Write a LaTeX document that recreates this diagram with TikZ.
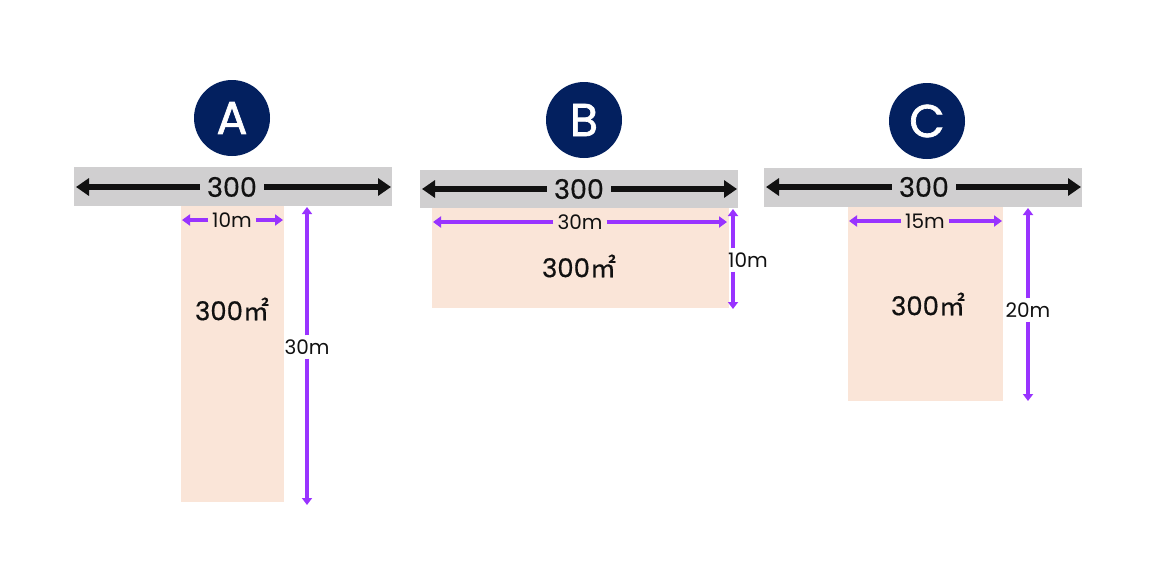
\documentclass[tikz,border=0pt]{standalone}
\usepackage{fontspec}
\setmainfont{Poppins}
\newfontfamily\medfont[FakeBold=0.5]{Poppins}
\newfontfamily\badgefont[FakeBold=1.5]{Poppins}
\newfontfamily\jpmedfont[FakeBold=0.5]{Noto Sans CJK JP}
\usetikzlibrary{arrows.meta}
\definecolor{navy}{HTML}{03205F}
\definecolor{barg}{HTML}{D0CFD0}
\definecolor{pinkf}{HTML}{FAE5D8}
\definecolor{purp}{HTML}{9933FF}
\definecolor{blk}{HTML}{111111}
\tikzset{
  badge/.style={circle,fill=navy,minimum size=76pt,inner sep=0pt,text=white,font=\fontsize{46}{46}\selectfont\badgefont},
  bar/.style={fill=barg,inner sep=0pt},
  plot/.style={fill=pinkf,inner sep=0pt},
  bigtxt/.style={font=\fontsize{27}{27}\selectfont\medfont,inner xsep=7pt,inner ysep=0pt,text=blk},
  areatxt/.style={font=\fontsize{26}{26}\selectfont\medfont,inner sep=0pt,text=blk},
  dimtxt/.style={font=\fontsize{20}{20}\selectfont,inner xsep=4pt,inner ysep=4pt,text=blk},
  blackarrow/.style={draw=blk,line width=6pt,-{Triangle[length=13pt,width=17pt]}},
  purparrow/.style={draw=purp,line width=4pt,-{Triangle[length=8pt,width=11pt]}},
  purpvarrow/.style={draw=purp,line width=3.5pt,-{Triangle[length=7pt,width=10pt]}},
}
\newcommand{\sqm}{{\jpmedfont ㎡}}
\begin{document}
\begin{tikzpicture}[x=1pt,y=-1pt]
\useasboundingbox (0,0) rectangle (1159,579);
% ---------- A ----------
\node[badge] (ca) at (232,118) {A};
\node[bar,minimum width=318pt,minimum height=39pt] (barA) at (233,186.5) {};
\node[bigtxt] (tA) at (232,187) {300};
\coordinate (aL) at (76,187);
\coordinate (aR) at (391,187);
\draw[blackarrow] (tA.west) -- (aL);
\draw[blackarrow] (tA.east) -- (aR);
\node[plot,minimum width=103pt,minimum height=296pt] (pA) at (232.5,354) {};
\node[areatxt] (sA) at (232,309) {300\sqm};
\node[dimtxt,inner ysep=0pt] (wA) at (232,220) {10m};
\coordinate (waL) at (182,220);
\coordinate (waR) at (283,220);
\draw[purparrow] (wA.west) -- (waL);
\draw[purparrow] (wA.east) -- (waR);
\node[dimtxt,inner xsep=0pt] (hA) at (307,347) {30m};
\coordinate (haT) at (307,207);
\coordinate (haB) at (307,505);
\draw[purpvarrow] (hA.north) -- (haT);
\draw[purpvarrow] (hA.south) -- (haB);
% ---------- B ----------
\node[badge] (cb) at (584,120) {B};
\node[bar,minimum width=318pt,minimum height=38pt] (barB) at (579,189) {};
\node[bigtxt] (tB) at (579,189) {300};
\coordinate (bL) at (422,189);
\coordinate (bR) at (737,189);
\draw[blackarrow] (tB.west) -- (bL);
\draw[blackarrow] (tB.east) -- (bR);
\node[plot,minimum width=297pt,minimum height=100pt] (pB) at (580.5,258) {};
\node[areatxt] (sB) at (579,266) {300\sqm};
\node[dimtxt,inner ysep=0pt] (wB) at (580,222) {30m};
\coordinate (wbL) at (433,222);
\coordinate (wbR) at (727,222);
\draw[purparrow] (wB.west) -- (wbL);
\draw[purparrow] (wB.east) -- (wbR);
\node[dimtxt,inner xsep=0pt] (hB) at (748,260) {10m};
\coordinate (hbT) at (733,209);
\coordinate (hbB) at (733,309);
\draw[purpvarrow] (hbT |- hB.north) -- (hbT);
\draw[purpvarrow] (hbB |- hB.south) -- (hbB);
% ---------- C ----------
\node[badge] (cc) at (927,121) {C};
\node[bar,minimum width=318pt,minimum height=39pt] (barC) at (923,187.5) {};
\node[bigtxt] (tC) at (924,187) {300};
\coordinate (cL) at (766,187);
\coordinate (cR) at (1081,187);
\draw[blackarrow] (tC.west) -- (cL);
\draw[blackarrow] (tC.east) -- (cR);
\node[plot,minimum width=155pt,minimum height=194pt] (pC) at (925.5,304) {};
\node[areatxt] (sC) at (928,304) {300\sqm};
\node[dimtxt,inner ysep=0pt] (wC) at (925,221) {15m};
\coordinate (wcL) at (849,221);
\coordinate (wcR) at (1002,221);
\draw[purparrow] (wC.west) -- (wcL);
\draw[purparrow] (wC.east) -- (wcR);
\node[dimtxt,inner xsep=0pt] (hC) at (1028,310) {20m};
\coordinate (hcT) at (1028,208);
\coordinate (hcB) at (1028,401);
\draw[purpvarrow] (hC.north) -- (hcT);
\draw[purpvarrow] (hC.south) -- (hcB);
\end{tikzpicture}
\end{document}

= Challenge =
Leave out the pictures and print every line of the data exactly.

= Written solution =
Write a LaTeX document that recreates this diagram with TikZ.
\documentclass[tikz,border=0pt]{standalone}
\usepackage{fontspec}
\setmainfont{Poppins}
\newfontfamily\medfont[FakeBold=0.5]{Poppins}
\newfontfamily\badgefont[FakeBold=1.5]{Poppins}
\newfontfamily\jpmedfont[FakeBold=0.5]{Noto Sans CJK JP}
\usetikzlibrary{arrows.meta}
\definecolor{navy}{HTML}{03205F}
\definecolor{barg}{HTML}{D0CFD0}
\definecolor{pinkf}{HTML}{FAE5D8}
\definecolor{purp}{HTML}{9933FF}
\definecolor{blk}{HTML}{111111}
\tikzset{
  badge/.style={circle,fill=navy,minimum size=76pt,inner sep=0pt,text=white,font=\fontsize{46}{46}\selectfont\badgefont},
  bar/.style={fill=barg,inner sep=0pt},
  plot/.style={fill=pinkf,inner sep=0pt},
  bigtxt/.style={font=\fontsize{27}{27}\selectfont\medfont,inner xsep=7pt,inner ysep=0pt,text=blk},
  areatxt/.style={font=\fontsize{26}{26}\selectfont\medfont,inner sep=0pt,text=blk},
  dimtxt/.style={font=\fontsize{20}{20}\selectfont,inner xsep=4pt,inner ysep=4pt,text=blk},
  blackarrow/.style={draw=blk,line width=6pt,-{Triangle[length=13pt,width=17pt]}},
  purparrow/.style={draw=purp,line width=4pt,-{Triangle[length=8pt,width=11pt]}},
  purpvarrow/.style={draw=purp,line width=3.5pt,-{Triangle[length=7pt,width=10pt]}},
}
\newcommand{\sqm}{{\jpmedfont ㎡}}
\begin{document}
\begin{tikzpicture}[x=1pt,y=-1pt]
\useasboundingbox (0,0) rectangle (1159,579);
% ---------- A ----------
\node[badge] (ca) at (232,118) {A};
\node[bar,minimum width=318pt,minimum height=39pt] (barA) at (233,186.5) {};
\node[bigtxt] (tA) at (232,187) {300};
\coordinate (aL) at (76,187);
\coordinate (aR) at (391,187);
\draw[blackarrow] (tA.west) -- (aL);
\draw[blackarrow] (tA.east) -- (aR);
\node[plot,minimum width=103pt,minimum height=296pt] (pA) at (232.5,354) {};
\node[areatxt] (sA) at (232,309) {300\sqm};
\node[dimtxt,inner ysep=0pt] (wA) at (232,220) {10m};
\coordinate (waL) at (182,220);
\coordinate (waR) at (283,220);
\draw[purparrow] (wA.west) -- (waL);
\draw[purparrow] (wA.east) -- (waR);
\node[dimtxt,inner xsep=0pt] (hA) at (307,347) {30m};
\coordinate (haT) at (307,207);
\coordinate (haB) at (307,505);
\draw[purpvarrow] (hA.north) -- (haT);
\draw[purpvarrow] (hA.south) -- (haB);
% ---------- B ----------
\node[badge] (cb) at (584,120) {B};
\node[bar,minimum width=318pt,minimum height=38pt] (barB) at (579,189) {};
\node[bigtxt] (tB) at (579,189) {300};
\coordinate (bL) at (422,189);
\coordinate (bR) at (737,189);
\draw[blackarrow] (tB.west) -- (bL);
\draw[blackarrow] (tB.east) -- (bR);
\node[plot,minimum width=297pt,minimum height=100pt] (pB) at (580.5,258) {};
\node[areatxt] (sB) at (579,266) {300\sqm};
\node[dimtxt,inner ysep=0pt] (wB) at (580,222) {30m};
\coordinate (wbL) at (433,222);
\coordinate (wbR) at (727,222);
\draw[purparrow] (wB.west) -- (wbL);
\draw[purparrow] (wB.east) -- (wbR);
\node[dimtxt,inner xsep=0pt] (hB) at (748,260) {10m};
\coordinate (hbT) at (733,209);
\coordinate (hbB) at (733,309);
\draw[purpvarrow] (hbT |- hB.north) -- (hbT);
\draw[purpvarrow] (hbB |- hB.south) -- (hbB);
% ---------- C ----------
\node[badge] (cc) at (927,121) {C};
\node[bar,minimum width=318pt,minimum height=39pt] (barC) at (923,187.5) {};
\node[bigtxt] (tC) at (924,187) {300};
\coordinate (cL) at (766,187);
\coordinate (cR) at (1081,187);
\draw[blackarrow] (tC.west) -- (cL);
\draw[blackarrow] (tC.east) -- (cR);
\node[plot,minimum width=155pt,minimum height=194pt] (pC) at (925.5,304) {};
\node[areatxt] (sC) at (928,304) {300\sqm};
\node[dimtxt,inner ysep=0pt] (wC) at (925,221) {15m};
\coordinate (wcL) at (849,221);
\coordinate (wcR) at (1002,221);
\draw[purparrow] (wC.west) -- (wcL);
\draw[purparrow] (wC.east) -- (wcR);
\node[dimtxt,inner xsep=0pt] (hC) at (1028,310) {20m};
\coordinate (hcT) at (1028,208);
\coordinate (hcB) at (1028,401);
\draw[purpvarrow] (hC.north) -- (hcT);
\draw[purpvarrow] (hC.south) -- (hcB);
\end{tikzpicture}
\end{document}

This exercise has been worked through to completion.